According to Bloomberg, profit at industrial companies continues to slide.
"Income dropped 5.4 percent last month from a year earlier to 366.8 billion yuan ($57.7 billion), the fourth straight decline, National Bureau of Statistics data today showed. That compares with a 1.7 percent slide in June and a 5.3 percent drop in May."
The Chinese stock market has plunged to 2009 lows. For example, the China 25 Index (FXI) is down 17% this year while most global markets are flat. However, the FXI is still 30% above its March 2009 low.
Furthermore, there are serious signs that commodity demand has slowed massively in recent months. Spot iron ore prices are down about 50% from last year. Coking coal prices are down about 55%.
Some noted short-sellers like Jim Chanos have been bearish on China and iron ore companies for over two years.
"The most outspoken Sino-Skeptic is Wall Street short-seller Jim Chanos, who over the past several years has placed negative bets on the stocks of major Chinese banks, real-estate developers, and mining concerns, like Australia’s Rio Tinto (ticker: RIO) and Brazil’s Vale (NYSE:VALE), which are major suppliers to the Chinese fixed-asset orgy.
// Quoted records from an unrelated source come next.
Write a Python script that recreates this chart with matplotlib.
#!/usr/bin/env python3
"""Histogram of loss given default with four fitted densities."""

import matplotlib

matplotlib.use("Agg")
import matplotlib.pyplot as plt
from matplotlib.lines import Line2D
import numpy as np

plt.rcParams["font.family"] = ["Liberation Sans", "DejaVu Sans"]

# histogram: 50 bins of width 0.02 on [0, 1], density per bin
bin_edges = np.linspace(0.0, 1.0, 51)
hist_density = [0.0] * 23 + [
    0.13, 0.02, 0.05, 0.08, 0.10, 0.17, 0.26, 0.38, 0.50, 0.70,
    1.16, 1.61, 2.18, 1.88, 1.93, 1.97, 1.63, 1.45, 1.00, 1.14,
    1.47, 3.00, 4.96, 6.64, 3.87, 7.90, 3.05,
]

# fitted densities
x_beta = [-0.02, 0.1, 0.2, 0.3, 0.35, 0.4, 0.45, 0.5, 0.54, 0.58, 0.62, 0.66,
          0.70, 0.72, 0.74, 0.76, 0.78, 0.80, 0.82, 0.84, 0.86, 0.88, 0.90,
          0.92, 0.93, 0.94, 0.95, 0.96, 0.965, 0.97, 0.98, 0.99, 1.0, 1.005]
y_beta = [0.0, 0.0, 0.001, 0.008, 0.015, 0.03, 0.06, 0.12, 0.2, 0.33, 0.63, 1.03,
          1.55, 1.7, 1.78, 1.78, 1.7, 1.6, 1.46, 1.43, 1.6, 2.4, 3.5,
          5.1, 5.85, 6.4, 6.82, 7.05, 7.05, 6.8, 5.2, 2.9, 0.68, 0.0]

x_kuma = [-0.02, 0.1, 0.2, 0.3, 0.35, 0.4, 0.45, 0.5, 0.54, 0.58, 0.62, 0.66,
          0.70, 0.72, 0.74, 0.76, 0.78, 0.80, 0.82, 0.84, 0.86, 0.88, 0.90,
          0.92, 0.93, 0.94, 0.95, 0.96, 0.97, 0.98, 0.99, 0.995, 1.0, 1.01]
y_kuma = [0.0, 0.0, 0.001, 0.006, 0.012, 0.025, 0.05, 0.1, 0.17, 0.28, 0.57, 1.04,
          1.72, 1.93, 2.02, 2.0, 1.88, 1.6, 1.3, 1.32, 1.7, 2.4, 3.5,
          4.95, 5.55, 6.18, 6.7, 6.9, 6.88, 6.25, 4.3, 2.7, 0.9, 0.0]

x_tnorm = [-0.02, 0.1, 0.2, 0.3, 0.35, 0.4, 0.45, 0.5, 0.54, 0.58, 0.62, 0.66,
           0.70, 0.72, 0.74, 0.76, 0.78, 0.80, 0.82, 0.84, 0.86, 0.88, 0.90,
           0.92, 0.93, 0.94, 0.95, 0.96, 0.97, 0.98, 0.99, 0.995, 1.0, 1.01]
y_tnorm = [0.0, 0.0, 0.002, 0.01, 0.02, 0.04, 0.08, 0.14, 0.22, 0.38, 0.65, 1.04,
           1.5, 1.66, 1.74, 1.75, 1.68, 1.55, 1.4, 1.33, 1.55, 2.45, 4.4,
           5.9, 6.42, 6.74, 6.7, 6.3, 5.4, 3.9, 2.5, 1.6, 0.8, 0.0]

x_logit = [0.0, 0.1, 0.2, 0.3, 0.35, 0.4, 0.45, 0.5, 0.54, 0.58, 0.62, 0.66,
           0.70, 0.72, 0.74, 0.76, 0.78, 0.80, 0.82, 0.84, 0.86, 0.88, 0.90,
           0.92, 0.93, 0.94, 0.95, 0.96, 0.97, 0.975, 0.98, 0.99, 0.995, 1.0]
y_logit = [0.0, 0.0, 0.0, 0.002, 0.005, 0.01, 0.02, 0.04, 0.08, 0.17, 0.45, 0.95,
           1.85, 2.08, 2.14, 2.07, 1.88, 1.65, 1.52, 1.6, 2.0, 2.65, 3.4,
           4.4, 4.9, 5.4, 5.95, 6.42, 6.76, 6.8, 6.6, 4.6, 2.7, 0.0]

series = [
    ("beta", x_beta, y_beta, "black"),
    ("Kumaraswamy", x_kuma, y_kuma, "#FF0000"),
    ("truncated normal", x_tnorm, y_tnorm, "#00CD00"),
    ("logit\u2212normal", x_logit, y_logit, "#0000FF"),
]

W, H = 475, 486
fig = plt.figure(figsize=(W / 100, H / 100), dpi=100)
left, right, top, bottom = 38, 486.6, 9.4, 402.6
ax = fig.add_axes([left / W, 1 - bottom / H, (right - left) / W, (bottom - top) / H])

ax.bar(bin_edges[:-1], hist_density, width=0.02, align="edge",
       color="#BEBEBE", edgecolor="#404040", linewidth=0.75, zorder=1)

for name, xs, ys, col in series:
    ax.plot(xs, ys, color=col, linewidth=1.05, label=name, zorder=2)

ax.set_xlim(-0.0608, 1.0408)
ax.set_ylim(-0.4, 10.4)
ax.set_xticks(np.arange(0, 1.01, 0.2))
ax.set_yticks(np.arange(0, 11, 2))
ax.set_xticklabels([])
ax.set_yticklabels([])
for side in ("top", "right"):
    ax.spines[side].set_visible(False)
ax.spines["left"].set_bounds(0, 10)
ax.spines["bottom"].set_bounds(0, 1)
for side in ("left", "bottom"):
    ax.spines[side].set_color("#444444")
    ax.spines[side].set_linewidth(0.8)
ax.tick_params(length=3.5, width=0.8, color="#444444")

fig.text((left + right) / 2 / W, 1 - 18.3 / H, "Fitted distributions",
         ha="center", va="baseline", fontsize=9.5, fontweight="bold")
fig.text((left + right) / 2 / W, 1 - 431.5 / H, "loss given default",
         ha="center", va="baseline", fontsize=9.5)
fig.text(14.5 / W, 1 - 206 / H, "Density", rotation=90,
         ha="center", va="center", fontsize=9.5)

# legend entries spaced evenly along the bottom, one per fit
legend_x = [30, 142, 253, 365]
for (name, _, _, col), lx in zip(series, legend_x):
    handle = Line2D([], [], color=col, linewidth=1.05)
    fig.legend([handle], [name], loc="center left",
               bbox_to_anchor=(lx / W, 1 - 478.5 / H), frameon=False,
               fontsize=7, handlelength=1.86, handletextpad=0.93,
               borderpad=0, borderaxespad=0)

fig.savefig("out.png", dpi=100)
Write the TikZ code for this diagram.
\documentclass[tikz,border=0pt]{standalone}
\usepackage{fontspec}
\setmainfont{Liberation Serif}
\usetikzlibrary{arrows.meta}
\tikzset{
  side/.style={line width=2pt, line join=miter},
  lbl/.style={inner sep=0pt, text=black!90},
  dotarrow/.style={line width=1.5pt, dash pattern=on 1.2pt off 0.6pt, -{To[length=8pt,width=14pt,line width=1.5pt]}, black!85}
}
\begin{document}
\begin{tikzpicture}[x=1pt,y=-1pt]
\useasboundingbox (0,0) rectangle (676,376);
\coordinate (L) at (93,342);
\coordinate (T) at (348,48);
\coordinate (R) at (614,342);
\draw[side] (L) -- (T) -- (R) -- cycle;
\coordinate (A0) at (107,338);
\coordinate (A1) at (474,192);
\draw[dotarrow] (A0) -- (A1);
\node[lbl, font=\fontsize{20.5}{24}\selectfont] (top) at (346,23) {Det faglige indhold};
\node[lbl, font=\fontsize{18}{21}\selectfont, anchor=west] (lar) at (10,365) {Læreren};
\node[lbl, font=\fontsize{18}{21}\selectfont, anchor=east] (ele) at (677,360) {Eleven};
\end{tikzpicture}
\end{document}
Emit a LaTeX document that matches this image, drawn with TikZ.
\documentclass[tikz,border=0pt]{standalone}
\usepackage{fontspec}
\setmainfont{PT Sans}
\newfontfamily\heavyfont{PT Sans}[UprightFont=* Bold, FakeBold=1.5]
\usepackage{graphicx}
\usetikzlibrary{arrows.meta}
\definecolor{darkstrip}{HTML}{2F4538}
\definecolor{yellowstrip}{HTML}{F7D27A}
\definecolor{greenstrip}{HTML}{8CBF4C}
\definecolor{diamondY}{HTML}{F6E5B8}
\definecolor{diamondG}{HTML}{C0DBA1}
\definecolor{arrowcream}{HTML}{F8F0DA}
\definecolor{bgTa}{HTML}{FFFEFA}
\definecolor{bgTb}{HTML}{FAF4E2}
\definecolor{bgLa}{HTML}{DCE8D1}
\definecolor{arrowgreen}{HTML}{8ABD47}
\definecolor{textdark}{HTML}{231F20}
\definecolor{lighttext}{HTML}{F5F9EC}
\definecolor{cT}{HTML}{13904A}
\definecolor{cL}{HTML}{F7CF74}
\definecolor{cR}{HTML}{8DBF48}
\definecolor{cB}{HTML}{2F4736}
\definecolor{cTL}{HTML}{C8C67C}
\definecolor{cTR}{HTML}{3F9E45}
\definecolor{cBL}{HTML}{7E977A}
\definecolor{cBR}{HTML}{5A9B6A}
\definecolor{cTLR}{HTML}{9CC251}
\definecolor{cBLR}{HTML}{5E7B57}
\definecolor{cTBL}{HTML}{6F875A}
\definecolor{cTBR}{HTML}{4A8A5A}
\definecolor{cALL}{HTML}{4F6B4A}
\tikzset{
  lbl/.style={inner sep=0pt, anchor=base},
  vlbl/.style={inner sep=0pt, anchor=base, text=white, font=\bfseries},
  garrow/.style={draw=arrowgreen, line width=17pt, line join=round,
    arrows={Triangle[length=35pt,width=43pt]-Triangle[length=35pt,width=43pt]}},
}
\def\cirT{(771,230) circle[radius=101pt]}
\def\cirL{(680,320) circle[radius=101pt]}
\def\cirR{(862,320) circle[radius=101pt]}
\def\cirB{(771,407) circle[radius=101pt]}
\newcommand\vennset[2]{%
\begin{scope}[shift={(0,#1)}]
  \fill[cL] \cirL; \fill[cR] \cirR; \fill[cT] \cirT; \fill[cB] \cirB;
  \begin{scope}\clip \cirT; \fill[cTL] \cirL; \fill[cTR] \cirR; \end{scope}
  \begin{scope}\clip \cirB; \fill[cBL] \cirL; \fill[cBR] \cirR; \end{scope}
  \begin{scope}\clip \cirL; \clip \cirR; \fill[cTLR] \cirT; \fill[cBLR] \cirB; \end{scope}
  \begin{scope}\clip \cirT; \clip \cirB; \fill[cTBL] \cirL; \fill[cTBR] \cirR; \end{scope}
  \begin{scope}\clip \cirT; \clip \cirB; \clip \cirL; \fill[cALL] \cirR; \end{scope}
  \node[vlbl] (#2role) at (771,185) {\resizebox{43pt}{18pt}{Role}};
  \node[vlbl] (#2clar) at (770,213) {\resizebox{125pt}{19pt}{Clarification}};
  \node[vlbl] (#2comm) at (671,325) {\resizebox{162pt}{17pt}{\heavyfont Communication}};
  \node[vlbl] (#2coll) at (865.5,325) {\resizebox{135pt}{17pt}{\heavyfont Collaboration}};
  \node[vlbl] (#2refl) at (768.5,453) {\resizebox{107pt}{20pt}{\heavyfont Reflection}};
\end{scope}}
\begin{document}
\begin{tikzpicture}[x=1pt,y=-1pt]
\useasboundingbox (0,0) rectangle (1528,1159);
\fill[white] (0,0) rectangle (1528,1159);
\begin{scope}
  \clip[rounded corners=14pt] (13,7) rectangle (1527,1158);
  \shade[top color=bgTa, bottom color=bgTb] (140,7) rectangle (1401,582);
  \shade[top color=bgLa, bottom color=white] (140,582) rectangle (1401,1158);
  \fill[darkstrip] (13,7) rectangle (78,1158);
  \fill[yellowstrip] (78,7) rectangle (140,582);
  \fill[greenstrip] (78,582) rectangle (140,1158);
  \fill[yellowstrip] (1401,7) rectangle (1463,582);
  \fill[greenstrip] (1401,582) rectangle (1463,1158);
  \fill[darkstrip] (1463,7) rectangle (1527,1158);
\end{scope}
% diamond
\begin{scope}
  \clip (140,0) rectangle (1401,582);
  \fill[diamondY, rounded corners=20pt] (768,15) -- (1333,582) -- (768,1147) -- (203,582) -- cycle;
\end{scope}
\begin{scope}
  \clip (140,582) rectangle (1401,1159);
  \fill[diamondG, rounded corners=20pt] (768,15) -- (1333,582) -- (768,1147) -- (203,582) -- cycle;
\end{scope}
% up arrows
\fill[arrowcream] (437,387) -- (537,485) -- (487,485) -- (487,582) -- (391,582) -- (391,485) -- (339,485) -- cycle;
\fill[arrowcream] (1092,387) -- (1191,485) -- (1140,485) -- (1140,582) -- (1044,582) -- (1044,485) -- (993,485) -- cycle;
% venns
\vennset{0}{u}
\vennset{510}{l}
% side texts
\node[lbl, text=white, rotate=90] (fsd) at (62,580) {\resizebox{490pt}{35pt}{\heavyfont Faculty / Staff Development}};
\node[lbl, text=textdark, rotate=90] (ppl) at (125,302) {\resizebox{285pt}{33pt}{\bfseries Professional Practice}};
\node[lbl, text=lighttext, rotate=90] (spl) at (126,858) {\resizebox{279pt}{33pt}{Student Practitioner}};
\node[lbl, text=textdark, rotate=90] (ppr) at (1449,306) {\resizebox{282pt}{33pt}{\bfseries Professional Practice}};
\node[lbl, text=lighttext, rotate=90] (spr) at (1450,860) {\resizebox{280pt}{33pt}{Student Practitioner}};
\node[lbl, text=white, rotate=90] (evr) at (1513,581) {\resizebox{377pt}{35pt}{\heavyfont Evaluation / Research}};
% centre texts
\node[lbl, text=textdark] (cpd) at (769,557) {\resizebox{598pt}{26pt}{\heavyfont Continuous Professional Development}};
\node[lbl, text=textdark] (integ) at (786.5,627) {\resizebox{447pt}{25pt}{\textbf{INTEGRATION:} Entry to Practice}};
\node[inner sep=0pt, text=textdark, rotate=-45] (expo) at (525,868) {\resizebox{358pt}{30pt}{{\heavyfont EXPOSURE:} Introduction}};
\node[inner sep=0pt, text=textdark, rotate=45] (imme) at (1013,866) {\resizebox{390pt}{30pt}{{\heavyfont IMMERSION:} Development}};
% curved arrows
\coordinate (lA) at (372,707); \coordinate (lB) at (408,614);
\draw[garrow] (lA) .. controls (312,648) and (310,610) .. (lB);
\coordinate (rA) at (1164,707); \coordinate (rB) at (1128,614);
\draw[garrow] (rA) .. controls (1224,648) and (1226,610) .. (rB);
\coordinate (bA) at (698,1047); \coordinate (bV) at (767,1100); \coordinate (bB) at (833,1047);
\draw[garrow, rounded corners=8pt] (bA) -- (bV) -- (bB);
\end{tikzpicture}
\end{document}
Never one to mince words, Chanos contends that China is headed for a hard landing of epic proportions because of its shaky financial system and an imminent collapse in its property market, which undergirds the entire economy. “I’m being conservative when I say that the coming bust in China’s real-estate market will be a thousand times that of Dubai,” he told Barron’s."
One of Chanos' bearish picks, Brazilian ore producer VALE, recently hit fresh 52-week lows.